LONDON – AirAsia Aviation Group announced its plan for low-cost air ridesharing services to link Southeast Asia as it signs a non-binding deal with lessor Avolon for 100 Vertical Aerospace VX4 electrical vehicles.
Chief Executive of AirAsia parent Capital A, Tony Fernandes announced that flights could start by 2025, with regulators in Malaysia and Singapore likely to approve operations far more quickly than in Indonesia, Thailand, and the Philippines.
Mr. Fernandes asserted that the air ridesharing services can be booked through AirAsia mobile app and will be offered at an accessible price, just as the budget carrier had done for its regular flights.
“We don’t want this to be an exclusive product, we want everyone to be able to use this product,” Mr. Fernandes told reporters.
Avalon has ordered 500 VX4 VTOL aircraft from Vertical Aerospace in 2021 and has since placed 90% of its inventory with AirAsia, Japan Airlines, and Brazil’s Gol and Grupo Corporate.
VX4 will be equipped to carry up to four passengers and is expected to have an operational range beyond 100 miles (160KM), and it is one of the entrants in the rapidly growing electric vertical take-off and landing (eVTOL) sector.
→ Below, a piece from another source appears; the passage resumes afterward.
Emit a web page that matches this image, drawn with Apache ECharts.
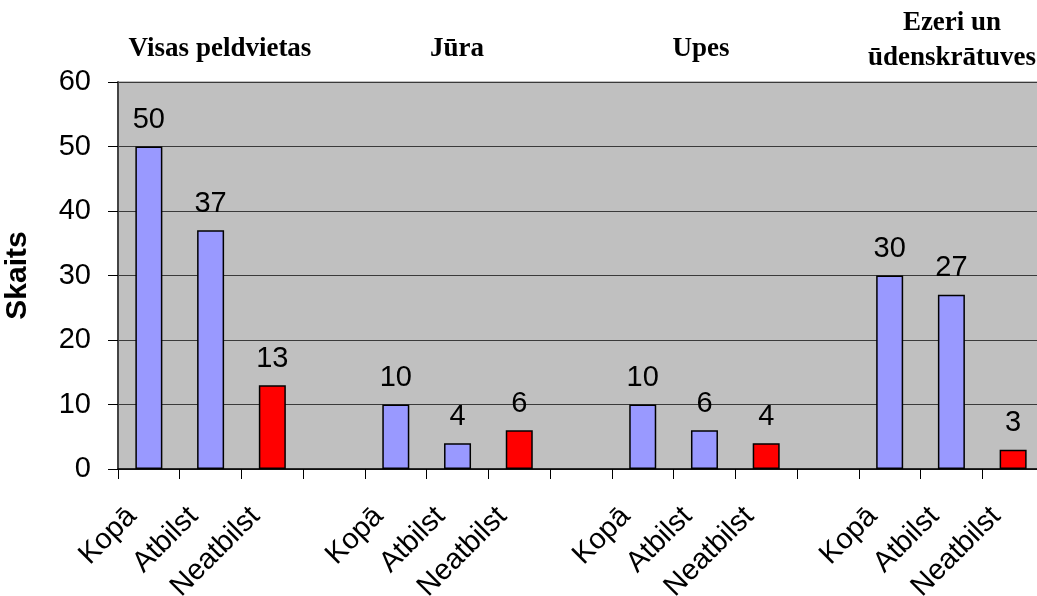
<!DOCTYPE html>
<html>
<head>
<meta charset="utf-8">
<script src="https://cdn.jsdelivr.net/npm/echarts@6/dist/echarts.min.js"></script>
<style>html,body{margin:0;padding:0;background:#fff;}#c{width:1037px;height:596px;}</style>
</head>
<body>
<div id="c"></div>
<script>
const categories = ['Kopā','Atbilst','Neatbilst','','Kopā','Atbilst','Neatbilst','','Kopā','Atbilst','Neatbilst','','Kopā','Atbilst','Neatbilst'];
const values = [50,37,13,null,10,4,6,null,10,6,4,null,30,27,3];
const groupTitles = ['Visas peldvietas','Jūra','Upes','Ezeri un\nūdenskrātuves'];
const yTicks = [0,10,20,30,40,50,60];
const yName = 'Skaits';

const chart = echarts.init(document.getElementById('c'));
const data = values.map((v, i) => ({
  value: v,
  itemStyle: { color: categories[i] === 'Neatbilst' ? '#FF0000' : '#9999FF' }
}));
const titlePos = [[215,42],[452,42],[696,42],[947,16]];
chart.setOption({
  animation: false,
  title: groupTitles.map((t, i) => ({
    text: t,
    left: titlePos[i][0],
    top: titlePos[i][1] - 15,
    textAlign: 'center',
    textStyle: { fontFamily: 'Liberation Serif', fontWeight: 'bold', fontSize: 27, color: '#000', lineHeight: 35 }
  })),
  grid: { left: 118, right: -7, top: 82, bottom: 127, outerBoundsMode: 'none', containLabel: false, show: true, backgroundColor: '#C0C0C0', borderColor: '#808080', borderWidth: 1 },
  xAxis: {
    type: 'category',
    data: categories,
    boundaryGap: true,
    axisLine: { lineStyle: { color: '#000', width: 1.5 } },
    axisTick: { show: true, length: 10, lineStyle: { color: '#000' } },
    axisLabel: { interval: 0, rotate: 45, margin: 26, padding: [0, 24, 0, 0], fontFamily: 'Liberation Sans', fontSize: 29, color: '#000' }
  },
  yAxis: {
    type: 'value',
    min: yTicks[0], max: yTicks[yTicks.length - 1], interval: 10,
    name: yName,
    nameLocation: 'middle',
    nameGap: 85,
    nameRotate: 90,
    nameTextStyle: { fontFamily: 'Liberation Sans', fontWeight: 'bold', fontSize: 30, color: '#000' },
    axisLine: { show: true, lineStyle: { color: '#444', width: 2 } },
    axisTick: { show: true, length: 10, inside: false, lineStyle: { color: '#000' } },
    axisLabel: { margin: 27, fontFamily: 'Liberation Sans', fontSize: 29, color: '#000' },
    splitLine: { show: true, lineStyle: { color: '#3a3a3a', width: 1 } }
  },
  series: [{
    type: 'bar',
    data: data,
    barWidth: 27,
    itemStyle: { borderColor: '#000', borderWidth: 1.5 },
    label: { show: true, position: 'top', distance: 12, fontFamily: 'Liberation Sans', fontSize: 29, color: '#000' }
  }]
});
</script>
</body>
</html>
Domhnal Slattery, CEO, and Chairman at Avolon has expressed that Vertical Aerospace’s VX4 test flight would begin by April this year.
With this positive event taking place in the aviation ecosystem, it would be worth looking forward to the upcoming trends in regulations, law, and overall operational environment that could smoothen the eVTOL revolution.